Tax Saving through National Pension System

As you know NPS (National Pension System), apart from a retirement planning solution, is also a highly valued tax-saving product. Initially, under section 80C, one could save tax on his/her NPS contribution up to Rs. 1.5 Lakh. But later on, section 80CCD(1B) got introduced to offer additional tax-saving up to Rs. 50,000 over and above Sec 80C.

If you are already taking advantage of these two sections for saving your taxes through NPS contribution, then Sec 80CCD(2d) is your new tax-saving opportunity.

Save Extra Tax with Corporate-NPS Under Sec 80CCD(2)

To save extra tax with Corporate-NPS, you need to ask your company to contribute every month 10% of your basic salary into NPS under section 80CCD(2). Then you can claim a tax deduction on the contributed amount. For example: if your employer puts Rs 5000 per month or Rs. 60,000 annually in your NPS account and if your tax liability is 20%, then you can save tax up to Rs 12,000 (approximately.)

For this, you can just ask your employer to revamp your salary structure, where a specific amount of your salary can be contributed towards Corporate-NPS. This will reduce your in-hand salary somewhat but will strengthen your retirement investment and will save you some extra tax.

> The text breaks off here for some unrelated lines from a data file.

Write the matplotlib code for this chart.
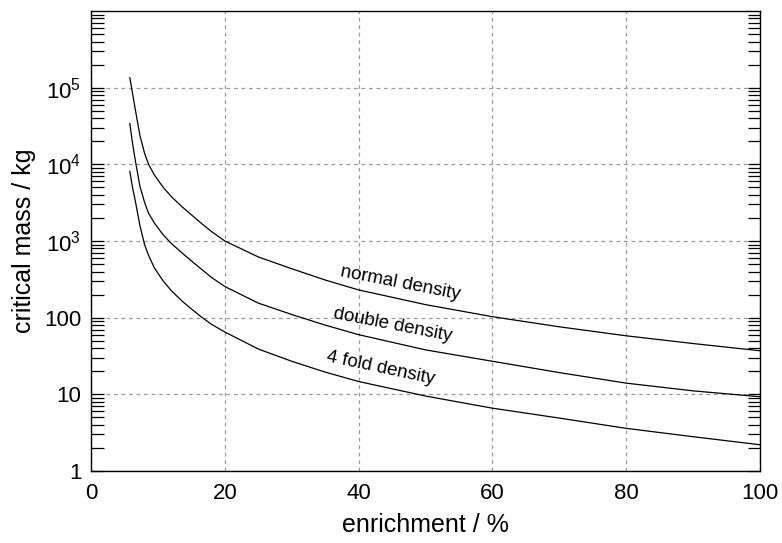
import numpy as np
import matplotlib
matplotlib.use('Agg')
import matplotlib.pyplot as plt
from matplotlib.ticker import FixedLocator, LogLocator, NullFormatter

plt.rcParams['font.family'] = ['Liberation Sans', 'DejaVu Sans']

# enrichment in percent
enrichment = [5.8, 6.2, 6.6, 7.3, 8.0, 8.6, 9.5, 10.8, 12, 13.6, 15, 16.5, 18, 20,
              25, 30, 35, 40, 50, 60, 70, 80, 90, 100]

# critical mass in kg
normal_density = [1.35e5, 8.5e4, 5.3e4, 2.4e4, 1.4e4, 1e4, 7.2e3, 5.0e3, 3.8e3, 2.8e3,
                  2.2e3, 1.7e3, 1.33e3, 1000, 620, 435, 310, 230, 148, 103, 76, 58, 46, 37]
double_density = [3.4e4, 1.9e4, 1.15e4, 5.2e3, 3.2e3, 2.3e3, 1.7e3, 1.2e3, 930, 700,
                  550, 430, 335, 255, 155, 110, 80, 60, 38, 27, 19.2, 14, 11.1, 9.3]
fourfold_density = [8.1e3, 5e3, 3.4e3, 1.6e3, 900, 650, 440, 300, 225, 165,
                    130, 102, 82, 65, 39, 27, 19.5, 14.7, 9.5, 6.6, 4.9, 3.6, 2.8, 2.2]

ytick_vals = [1, 10, 100, 1e3, 1e4, 1e5]
ytick_labels = ['1', '10', '100', r'$\mathregular{10^3}$', r'$\mathregular{10^4}$', r'$\mathregular{10^5}$']
xtick_vals = [0, 20, 40, 60, 80, 100]

fig = plt.figure(figsize=(7.82, 5.43), dpi=100)
ax = fig.add_axes([0.1164, 0.1326, 0.8555, 0.8471])

for ys in (normal_density, double_density, fourfold_density):
    ax.plot(enrichment, ys, color='black', linewidth=0.9)

ax.set_yscale('log')
ax.set_xlim(0, 100)
ax.set_ylim(1, 1e6)

ax.yaxis.set_major_locator(FixedLocator(ytick_vals))
ax.set_yticklabels(ytick_labels)
ax.yaxis.set_minor_locator(LogLocator(base=10, subs=np.arange(2, 10), numticks=20))
ax.yaxis.set_minor_formatter(NullFormatter())
ax.set_xticks(xtick_vals)

ax.tick_params(axis='y', which='both', direction='in', left=True, right=True,
               length=9, width=0.9, labelsize=16, pad=7)
ax.tick_params(axis='x', which='both', length=0, labelsize=16, pad=9)

ax.grid(True, which='major', color='#9a9a9a', linestyle=(0, (3, 3)), linewidth=0.9)
ax.set_axisbelow(True)

for s in ax.spines.values():
    s.set_linewidth(1.0)

ax.set_xlabel('enrichment / %', fontsize=18, labelpad=6)
ax.set_ylabel('critical mass / kg', fontsize=18, labelpad=6)

ax.text(46.2, 285, 'normal density', fontsize=13.5, rotation=-11,
        ha='center', va='center', rotation_mode='anchor')
ax.text(45.1, 80.5, 'double density', fontsize=13.5, rotation=-11,
        ha='center', va='center', rotation_mode='anchor')
ax.text(43.3, 22.1, '4 fold density', fontsize=13.5, rotation=-12,
        ha='center', va='center', rotation_mode='anchor')

fig.savefig('out.png', dpi=100)
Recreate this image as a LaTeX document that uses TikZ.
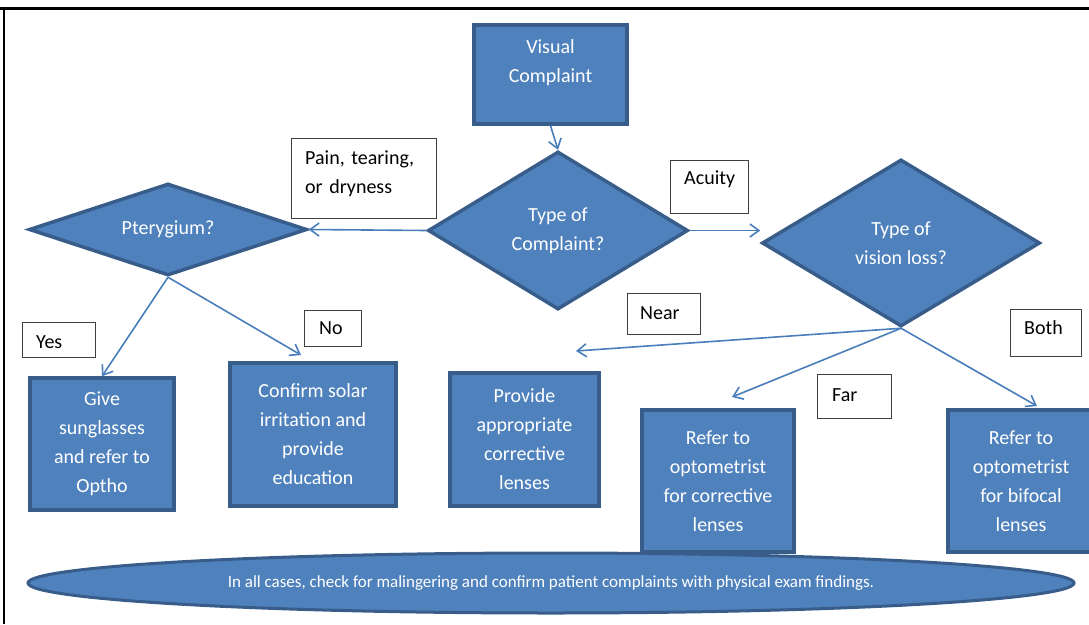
\documentclass[tikz,border=0pt]{standalone}
\usepackage{fontspec}
\setmainfont{Carlito}
\frenchspacing
\usetikzlibrary{shapes.geometric,arrows.meta,calc}
\definecolor{bfill}{HTML}{4F81BD}
\definecolor{bline}{HTML}{385D8A}
\definecolor{aline}{HTML}{4A7EBB}
\definecolor{lline}{HTML}{3F3F3F}
\begin{document}
\begin{tikzpicture}[x=1pt,y=-1pt,
  bbox/.style={rectangle, draw=bline, fill=bfill, line width=3.5pt, text=white, align=center,
    font=\fontsize{20}{29}\selectfont, inner sep=0pt},
  dia/.style={diamond, aspect=2, draw=bline, fill=bfill, line width=3.5pt, text=white, align=center,
    font=\fontsize{20}{29}\selectfont, inner sep=0pt},
  lblbox/.style={rectangle, draw=lline, fill=white, line width=0.8pt, inner sep=0pt},
  lbltext/.style={text=black, align=left, text width=150pt, inner sep=0pt, anchor=base west,
    font=\fontsize{20}{29}\selectfont},
  conn/.style={draw=aline, line width=1.6pt, -{Straight Barb[length=9pt,width=13pt]}},
]
\useasboundingbox (0,0) rectangle (1089,624);
% frame
\draw[line width=3pt] (0,8.5) -- (1089,8.5);
\draw[line width=2.5pt] (4,7) -- (4,624);

% blue process boxes
\node[bbox, minimum width=153pt, minimum height=99pt] (vc) at (550.5,74.5) {};
\node[text=white, align=center, font=\fontsize{20}{29}\selectfont, inner sep=0pt] (vct) at (550.5,62.5) {Visual\\Complaint};
\node[bbox, minimum width=144pt, minimum height=132pt] (give) at (102,444) {Give\\sunglasses\\and refer to\\Optho};
\node[bbox, minimum width=166pt, minimum height=143pt] (conf) at (313,434.5) {Confirm solar\\irritation and\\provide\\education};
\node[bbox, minimum width=149pt, minimum height=133pt] (prov) at (524.5,439.5) {Provide\\appropriate\\corrective\\lenses};
\node[bbox, minimum width=152pt, minimum height=142pt] (refc) at (718,481) {Refer to\\optometrist\\for corrective\\lenses};
\node[bbox, minimum width=146pt, minimum height=142pt] (refb) at (1021,481) {Refer to\\optometrist\\for bifocal\\lenses};

% decisions
\node[dia, minimum width=260pt, minimum height=158pt] (tc) at (558,230.5) {Type of\\Complaint?};
\node[dia, minimum width=278pt, minimum height=92pt] (pt) at (168,229.5) {Pterygium?};
\node[dia, minimum width=278pt, minimum height=167pt] (tv) at (901,243) {Type of\\vision loss?};

% bottom ellipse
\node[ellipse, draw=bline, fill=bfill, line width=3pt, text=white, inner sep=0pt,
  minimum width=1046pt, minimum height=60pt, font=\fontsize{17}{20}\selectfont] (note) at (551,583)
  {In all cases, check for malingering and confirm patient complaints with physical exam findings.};

% label boxes
\node[lblbox, minimum width=145pt, minimum height=80pt] (pain) at (363.5,178) {};
\node[lbltext] (painT) at (305,164) {Pain, tearing,\\or dryness};
\node[lblbox, minimum width=78pt, minimum height=53pt] (acu) at (709,186.5) {};
\node[lbltext] (acuT) at (684,184) {Acuity};
\node[lblbox, minimum width=73pt, minimum height=41pt] (near) at (663.5,313.5) {};
\node[lbltext] (nearT) at (640,319) {Near};
\node[lblbox, minimum width=71pt, minimum height=47pt] (both) at (1045.5,332.5) {};
\node[lbltext] (bothT) at (1024,334) {Both};
\node[lblbox, minimum width=73pt, minimum height=35pt] (yes) at (58.5,339.5) {};
\node[lbltext] (yesT) at (36,348) {Yes};
\node[lblbox, minimum width=57pt, minimum height=36pt] (no) at (332.5,328) {};
\node[lbltext] (noT) at (319,334) {No};
\node[lblbox, minimum width=74pt, minimum height=44pt] (far) at (854,396) {};
\node[lbltext] (farT) at (832,401) {Far};

% connector end points
\coordinate (confin) at (301,355);
\coordinate (provin) at (576,351);
\coordinate (refcin) at (732,397);
\coordinate (refbin) at (1037,406);

% connectors
\draw[conn] (vc.south) -- (tc.north);
\draw[conn] (tc.west) -- (pt.east);
\draw[conn] (tc.east) -- (tc.east -| tv.west);
\draw[conn] (pt.south) -- (give.north);
\draw[conn] (pt.south) -- (confin);
\draw[conn] (tv.south) -- (provin);
\draw[conn] (tv.south) -- (refcin);
\draw[conn] (tv.south) -- (refbin);
\end{tikzpicture}
\end{document}
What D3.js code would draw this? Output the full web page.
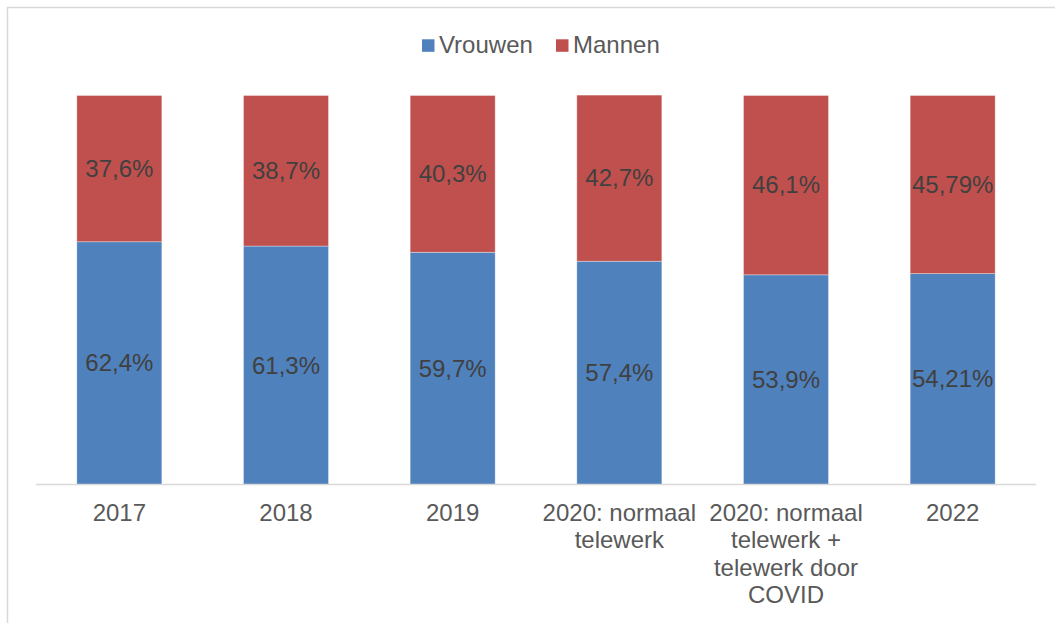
<!DOCTYPE html>
<html>
<head>
<meta charset="utf-8">
<script src="https://cdn.jsdelivr.net/npm/d3@7"></script>
<style>
  html, body { margin: 0; padding: 0; background: #fff; }
  svg { display: block; font-family: "Liberation Sans", Arial, sans-serif; }
</style>
</head>
<body>
<svg id="chart" width="1055" height="623"></svg>
<script>
// Share of teleworkers by gender, per survey year
const categories = [
  ["2017"],
  ["2018"],
  ["2019"],
  ["2020: normaal", "telewerk"],
  ["2020: normaal", "telewerk +", "telewerk door", "COVID"],
  ["2022"]
];
const vrouwen = [62.4, 61.3, 59.7, 57.4, 53.9, 54.21];
const mannen  = [37.6, 38.7, 40.3, 42.7, 46.1, 45.79];
const vrouwenLabels = ["62,4%", "61,3%", "59,7%", "57,4%", "53,9%", "54,21%"];
const mannenLabels  = ["37,6%", "38,7%", "40,3%", "42,7%", "46,1%", "45,79%"];
const seriesNames = ["Vrouwen", "Mannen"];
const colors = ["#4f81bd", "#c0504d"];

const svg = d3.select("#chart");

// outer frame
svg.append("rect")
  .attr("x", 7.5).attr("y", 7.5)
  .attr("width", 1055).attr("height", 630)
  .attr("fill", "none").attr("stroke", "#d9d9d9").attr("stroke-width", 1.5);

const keys = categories.map((c, i) => i);
const x = d3.scaleBand().domain(keys).range([36, 1036]).paddingInner(0.49).paddingOuter(0.245);
const y = d3.scaleLinear().domain([0, 100]).range([484.5, 95.5]);

const rows = keys.map(i => ({ i, Vrouwen: vrouwen[i], Mannen: mannen[i] }));
const stack = d3.stack().keys(seriesNames)(rows);
const labelSets = [vrouwenLabels, mannenLabels];

const g = svg.append("g");
stack.forEach((layer, si) => {
  g.selectAll(null).data(layer).enter().append("rect")
    .attr("x", d => x(d.data.i))
    .attr("width", x.bandwidth())
    .attr("y", d => y(d[1]))
    .attr("height", d => y(d[0]) - y(d[1]))
    .attr("fill", colors[si])
    .attr("stroke", "rgba(255,255,255,0.45)")
    .attr("stroke-width", 0.75);
});
stack.forEach((layer, si) => {
  g.selectAll(null).data(layer).enter().append("text")
    .attr("x", d => x(d.data.i) + x.bandwidth() / 2)
    .attr("y", d => (y(d[0]) + y(d[1])) / 2 + 8.3)
    .attr("text-anchor", "middle")
    .attr("font-size", 24)
    .attr("fill", "#404040")
    .text((d, j) => labelSets[si][j]);
});

// category axis
svg.append("line")
  .attr("x1", 36).attr("x2", 1036)
  .attr("y1", 484.5).attr("y2", 484.5)
  .attr("stroke", "#d9d9d9").attr("stroke-width", 1.5);

const ticks = svg.append("g").selectAll("text").data(keys).enter().append("text")
  .attr("x", i => x(i) + x.bandwidth() / 2)
  .attr("y", 521)
  .attr("text-anchor", "middle")
  .attr("font-size", 24)
  .attr("fill", "#595959");
ticks.each(function(i) {
  const t = d3.select(this);
  categories[i].forEach((line, k) => {
    t.append("tspan")
      .attr("x", x(i) + x.bandwidth() / 2)
      .attr("dy", k === 0 ? 0 : 27.3)
      .text(line);
  });
});

// legend
const legendPos = [422, 556];
const legend = svg.append("g").selectAll("g").data(seriesNames).enter().append("g")
  .attr("transform", (d, i) => `translate(${legendPos[i]},0)`);
legend.append("rect")
  .attr("x", 0).attr("y", 39.3)
  .attr("width", 12.5).attr("height", 12.5)
  .attr("fill", (d, i) => colors[i]);
legend.append("text")
  .attr("x", 17).attr("y", 52.5)
  .attr("font-size", 24)
  .attr("fill", "#595959")
  .text(d => d);
</script>
</body>
</html>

You might feel like overlooking this opportunity because the tax-saving time has just passed and there is still 1 year left for it. But, doing the last minute tax-planning is one of the most wrong financial decisions that majority of Indian tax-payers do. If you start an early tax planning, the month of April is the right time, you can best utilize your time to explore the investment options available to you, and accordingly, you can pick-up the products that not just give tax benefits but also accelerate your wealth creation.